Global economic growth slowed in the fourth quarter. US GDP growth also slowed but remained surprisingly robust and broad-based, with solid contributions from consumption and exports. Euro area economic growth was flat at the end of the year after contracting in the third quarter. Inflation in the United States and the euro area continued to ease. Bond yields have increased since January while corporate credit spreads have narrowed. Equity markets have risen sharply. Global oil prices are slightly higher than what was assumed in the January Monetary Policy Report (MPR).

In Canada, the economy grew in the fourth quarter by more than expected, although the pace remained weak and below potential. Real GDP expanded by 1% after contracting 0.5% in the third quarter. Consumption was up a modest 1%, and final domestic demand contracted with a large decline in business investment. A strong increase in exports boosted growth. Employment continues to grow more slowly than the population, and there are now some signs that wage pressures may be easing.” “Job vacancies have returned to more normal levels, and the pace of hiring has been modest,” Macklem said. Overall, the data points to an economy in modest excess supply.

CPI inflation eased to 2.9% in January, still above the bank’s 2% target, as goods price inflation moderated further. Shelter price inflation remains elevated and is the biggest contributor to inflation. Underlying inflationary pressures persist: year-over-year and three-month measures of core inflation are in the 3% to 3.5% range, and the share of CPI components growing above 3% declined but is still above the historical average. The Bank continues to expect inflation to remain close to 3% during the first half of this year before gradually easing. In their statement today, they state higher rates need more time to do their work. “Recent inflation data suggest monetary policy is working largely as expected,” said Macklem. “But future progress on inflation is expected to be gradual and uneven, and upside risks to inflation remain.” Macklem pointed to gasoline prices and shelter price pressures as key factors in driving inflation volatility.
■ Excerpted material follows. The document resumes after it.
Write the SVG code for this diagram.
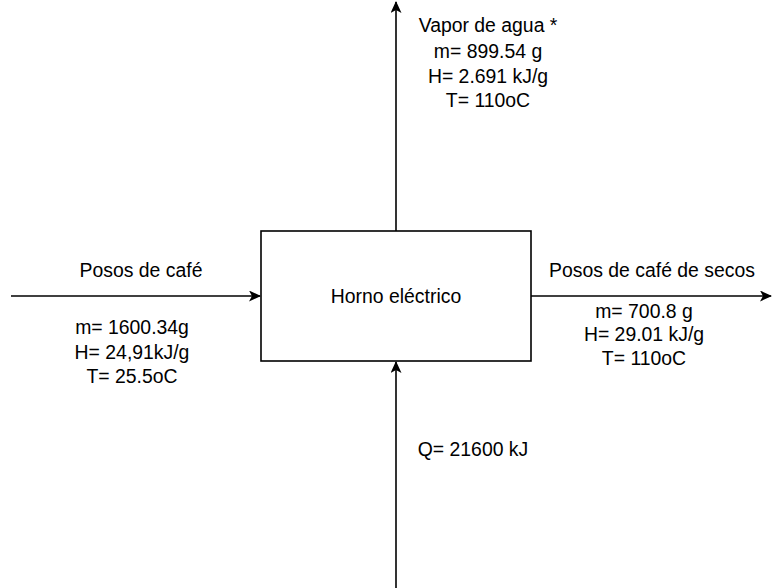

Governing Council decided to hold the policy rate at 5% and to continue to normalize the Bank’s balance sheet. The Council is still concerned about risks to the outlook for inflation, particularly the persistence in underlying inflation. Governing Council wants to see further and sustained easing in core inflation and continues to focus on the balance between demand and supply in the economy, inflation expectations, wage growth, and corporate pricing behaviour. The Bank states that it remains resolute in its commitment to restoring price stability for Canadians.

The next scheduled date for announcing the overnight rate target is April 10, 2024.